» **Data section**
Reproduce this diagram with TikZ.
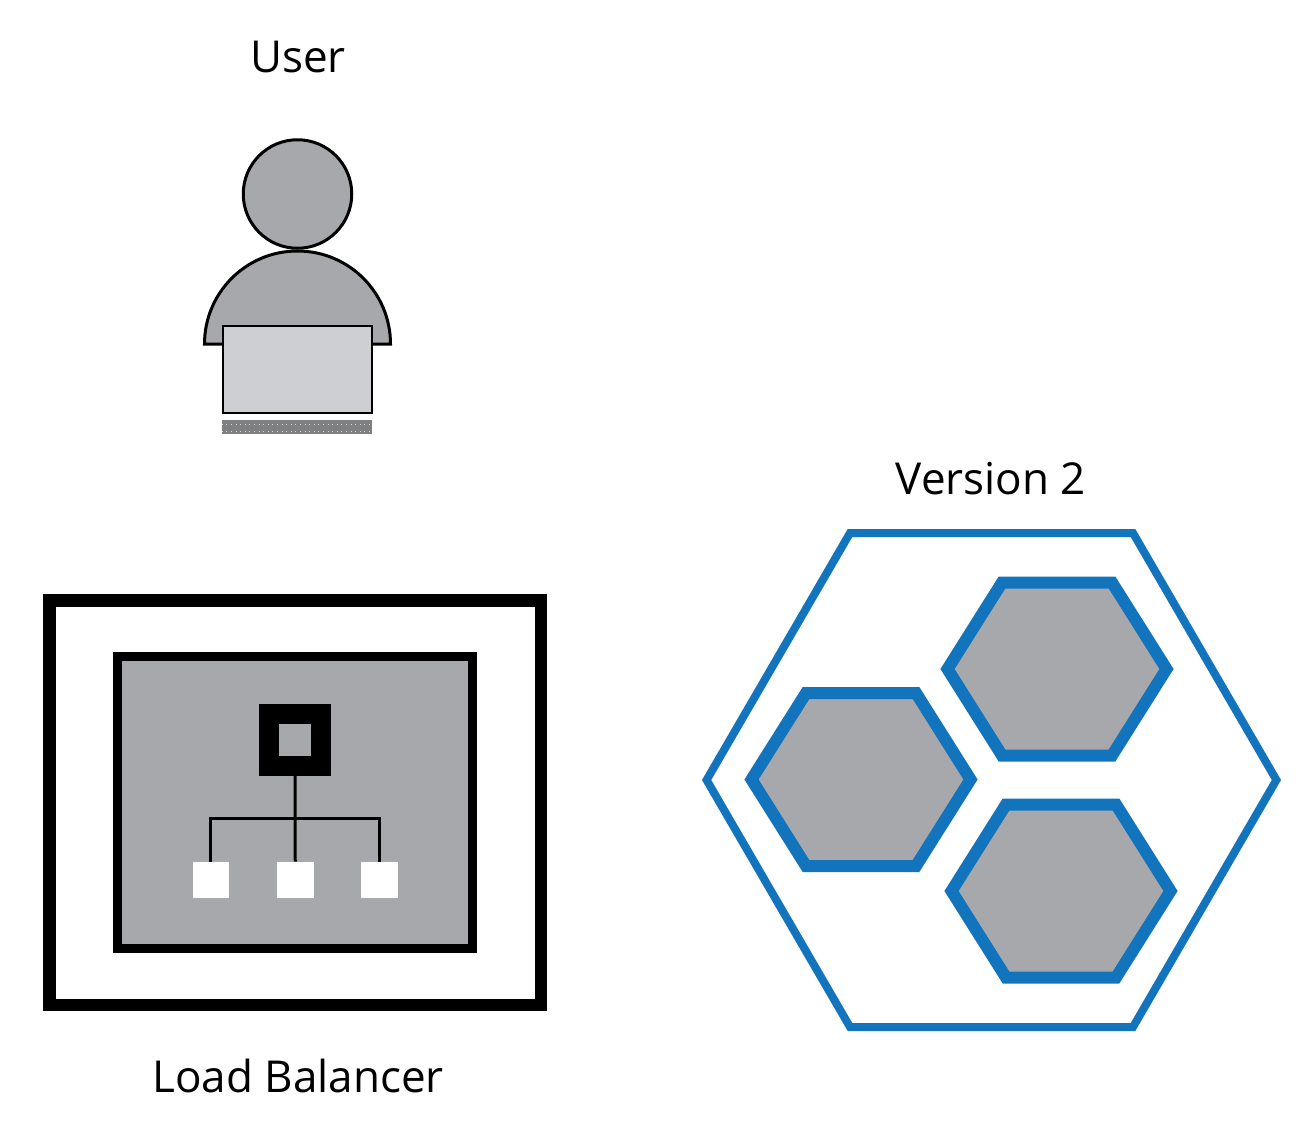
\documentclass[tikz,border=0pt]{standalone}
\usepackage{fontspec}
\setmainfont{Open Sans}
\definecolor{hexblue}{HTML}{1274BD}
\definecolor{midgrey}{HTML}{A7A8AB}
\definecolor{lightgrey}{HTML}{CDCFD3}
\definecolor{keygrey}{HTML}{7F8082}
\tikzset{
  label text/.style={inner sep=0pt,anchor=base,font=\fontsize{44}{44}\selectfont},
  outline/.style={draw=black,line width=3pt,fill=midgrey},
  frame box/.style={draw=black,rectangle,inner sep=0pt},
  leaf box/.style={rectangle,fill=white,inner sep=0pt,minimum width=36.5pt,minimum height=36.5pt},
  outer hex/.style={draw=hexblue,line width=8pt,miter limit=10},
  inner hex/.style={draw=hexblue,fill=midgrey,line width=12pt,miter limit=10},
  tree line/.style={draw=black,line width=3pt},
}
\newcommand{\smallhex}[2]{%
  \draw[inner hex,shift={(#1,#2)}] (-109.5,0) -- (-55,-86.5) -- (55,-86.5) -- (109.5,0) -- (55,86.5) -- (-55,86.5) -- cycle;}
\begin{document}
\begin{tikzpicture}[x=1pt,y=-1pt]
\useasboundingbox (0,0) rectangle (1314,1130);
% labels
\node[label text] (userlabel) at (298,72) {User};
\node[label text] (versionlabel) at (991,494) {Version 2};
\node[label text] (lblabel) at (298,1092) {Load Balancer};
% user
\draw[outline] (204.5,344) arc[start angle=180,end angle=360,radius=93] -- cycle;
\node[circle,outline,inner sep=0pt,minimum size=108.5pt] (head) at (297.5,194) {};
\node[frame box,fill=lightgrey,line width=1.6pt,minimum width=149pt,minimum height=87pt] (laptop) at (297.5,369.5) {};
\node[rectangle,fill=keygrey,inner sep=0pt,minimum width=150pt,minimum height=14pt] (keyboard) at (297,427) {};
\draw[white!70!keygrey,line width=.6pt,dash pattern=on .6pt off 4pt] (keyboard.west |- 0,424) -- (keyboard.east |- 0,424);
\draw[white!70!keygrey,line width=.6pt,dash pattern=on .6pt off 4pt] (keyboard.west |- 0,431) -- (keyboard.east |- 0,431);
% load balancer
\node[frame box,line width=12.5pt,minimum width=491.5pt,minimum height=404.5pt] (lbouter) at (295,802.5) {};
\node[frame box,fill=midgrey,line width=9pt,minimum width=355pt,minimum height=292pt] (lbinner) at (295,802.5) {};
\node[frame box,fill=midgrey,line width=20pt,minimum width=52pt,minimum height=52pt] (hub) at (295,740) {};
\node[leaf box] (leafa) at (210.75,880) {};
\node[leaf box] (leafb) at (295.25,880) {};
\node[leaf box] (leafc) at (379.25,880) {};
\coordinate (joint) at (295.25,818);
\draw[tree line] (hub.south) -- (leafb.north);
\draw[tree line,line cap=butt] (leafa.north) |- (joint) -| (leafc.north);
% version 2
\draw[outer hex] (706.6,780) -- (850,533) -- (1133,533) -- (1276.4,780) -- (1133,1027) -- (850,1027) -- cycle;
\smallhex{861}{779.5}
\smallhex{1057}{669}
\smallhex{1061}{891}
\end{tikzpicture}
\end{document}
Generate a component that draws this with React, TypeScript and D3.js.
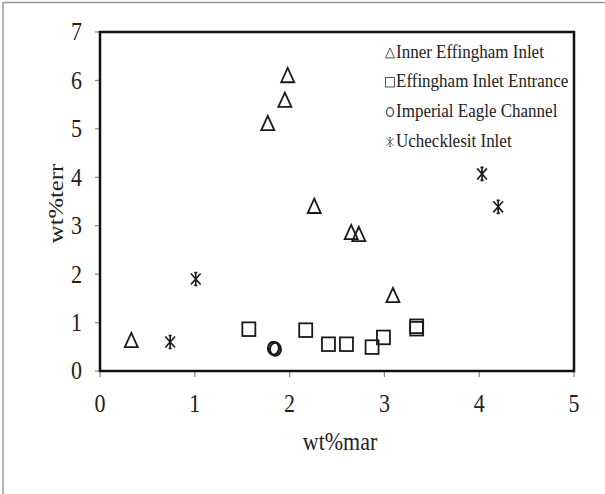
import React from "react";
import * as d3 from "d3";

const innerX = [0.33, 1.77, 1.95, 1.98, 2.26, 2.65, 2.73, 3.09];
const innerY = [0.64, 5.12, 5.6, 6.11, 3.41, 2.87, 2.83, 1.57];
const entranceX = [1.57, 2.17, 2.41, 2.6, 2.87, 2.99, 3.34, 3.34];
const entranceY = [0.87, 0.85, 0.56, 0.56, 0.5, 0.7, 0.93, 0.88];
const imperialX = [1.83, 1.85];
const imperialY = [0.47, 0.45];
const uchX = [0.74, 1.01, 4.03, 4.2];
const uchY = [0.6, 1.9, 4.07, 3.39];
const xTicks = [0, 1, 2, 3, 4, 5];
const yTicks = [0, 1, 2, 3, 4, 5, 6, 7];
const legendLabels = ["Inner Effingham Inlet", "Effingham Inlet Entrance", "Imperial Eagle Channel", "Ucheckles" + "it Inlet"];

const W = 605, H = 494;
const L = 100, R = 574, T = 32, B = 371;
const FONT = "'Liberation Serif', 'Times New Roman', serif";

function marker(kind: string, x: number, y: number, s: number, key: string, color = "#1a1a1a", sw = 1.8) {
  if (kind === "tri") {
    const h = s * 1.1;
    const p = d3.path();
    p.moveTo(x, y - h / 2);
    p.lineTo(x + s / 2, y + h / 2);
    p.lineTo(x - s / 2, y + h / 2);
    p.closePath();
    return <path key={key} d={p.toString()} fill="none" stroke={color} strokeWidth={sw} strokeLinejoin="miter" />;
  }
  if (kind === "sq") {
    return <rect key={key} x={x - s / 2} y={y - s / 2} width={s} height={s * 1.05} fill="none" stroke={color} strokeWidth={sw} />;
  }
  if (kind === "circ") {
    return <ellipse key={key} cx={x} cy={y} rx={s / 2 - 1} ry={s / 2} fill="none" stroke={color} strokeWidth={sw + 0.4} />;
  }
  // star: X + vertical + small caps on the vertical
  const h = s / 2;
  const c = s * 0.12;
  const d = `M${x - h * 0.75},${y - h * 0.85} L${x + h * 0.75},${y + h * 0.85} M${x + h * 0.75},${y - h * 0.85} L${x - h * 0.75},${y + h * 0.85} M${x},${y - h} L${x},${y + h} M${x - c},${y - h} L${x + c},${y - h} M${x - c},${y + h} L${x + c},${y + h}`;
  return <path key={key} d={d} fill="none" stroke={color} strokeWidth={sw * 0.9} />;
}

export default function App() {
  const x = d3.scaleLinear().domain([0, 5]).range([L, R]);
  const y = d3.scaleLinear().domain([0, 7]).range([B, T]);
  const series = [
    { kind: "tri", xs: innerX, ys: innerY, s: 13 },
    { kind: "sq", xs: entranceX, ys: entranceY, s: 13 },
    { kind: "circ", xs: imperialX, ys: imperialY, s: 13 },
    { kind: "star", xs: uchX, ys: uchY, s: 13 },
  ];
  const legendKinds = ["tri", "sq", "circ", "star"];
  const legendY = [52, 81, 111, 141];
  return (
    <svg width={W} height={H} style={{ position: "absolute", left: 0, top: 0, background: "#fff" }} fontFamily={FONT}>
      <rect x={0} y={0} width={W} height={H} fill="#fff" />
      <line x1={3} y1={2.5} x2={W} y2={2.5} stroke="#999" strokeWidth={1.5} />
      <line x1={3} y1={2.5} x2={3} y2={H} stroke="#999" strokeWidth={1.5} />
      {yTicks.map((t) => (
        <line key={"yt" + t} x1={L - 5} x2={L} y1={y(t)} y2={y(t)} stroke="#888" strokeWidth={1.2} />
      ))}
      {xTicks.map((t) => (
        <line key={"xt" + t} x1={x(t)} x2={x(t)} y1={B} y2={B + 6} stroke="#888" strokeWidth={1.2} />
      ))}
      <rect x={L} y={T} width={R - L} height={B - T} fill="none" stroke="#111" strokeWidth={2.5} />
      {yTicks.map((t) => (
        <text key={"yl" + t} transform={`translate(${L - 18},${y(t)}) scale(1,1.12)`} textAnchor="end" dominantBaseline="central" fontSize={22} fill="#222">{t}</text>
      ))}
      {xTicks.map((t) => (
        <text key={"xl" + t} transform={`translate(${x(t)},${B + 33}) scale(1,1.12)`} textAnchor="middle" dominantBaseline="central" fontSize={22} fill="#222">{t}</text>
      ))}
      <text transform={`translate(${(L + R) / 2 + 3},${442}) scale(1,1.12)`} textAnchor="middle" dominantBaseline="central" fontSize={22} fill="#222">wt%mar</text>
      <text transform={`translate(55,${(T + B) / 2 + 2}) scale(1,1.12) rotate(-90)`} textAnchor="middle" dominantBaseline="central" fontSize={22} fill="#222">wt%terr</text>
      {series.map((sr, si) => sr.xs.map((v, i) => marker(sr.kind, x(v), y(sr.ys[i]), sr.s, `m${si}-${i}`)))}
      {legendLabels.map((lab, i) => (
        <g key={"lg" + i}>
          {marker(legendKinds[i], 390, legendY[i] + 1, 9, "lm" + i, "#555", 1)}
          <text transform={`translate(396,${legendY[i]}) scale(1,1.08)`} dominantBaseline="central" fontSize={17} fill="#222">{lab}</text>
        </g>
      ))}
    </svg>
  );
}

» **Aim**
Copy word for word every line from the one with "Generate a component" through the one with "Serif', 'Times New", including both. No pictures belong in the copy.

» **Result**
Generate a component that draws this with React, TypeScript and D3.js.
import React from "react";
import * as d3 from "d3";

const innerX = [0.33, 1.77, 1.95, 1.98, 2.26, 2.65, 2.73, 3.09];
const innerY = [0.64, 5.12, 5.6, 6.11, 3.41, 2.87, 2.83, 1.57];
const entranceX = [1.57, 2.17, 2.41, 2.6, 2.87, 2.99, 3.34, 3.34];
const entranceY = [0.87, 0.85, 0.56, 0.56, 0.5, 0.7, 0.93, 0.88];
const imperialX = [1.83, 1.85];
const imperialY = [0.47, 0.45];
const uchX = [0.74, 1.01, 4.03, 4.2];
const uchY = [0.6, 1.9, 4.07, 3.39];
const xTicks = [0, 1, 2, 3, 4, 5];
const yTicks = [0, 1, 2, 3, 4, 5, 6, 7];
const legendLabels = ["Inner Effingham Inlet", "Effingham Inlet Entrance", "Imperial Eagle Channel", "Ucheckles" + "it Inlet"];

const W = 605, H = 494;
const L = 100, R = 574, T = 32, B = 371;
const FONT = "'Liberation Serif', 'Times New Roman', serif";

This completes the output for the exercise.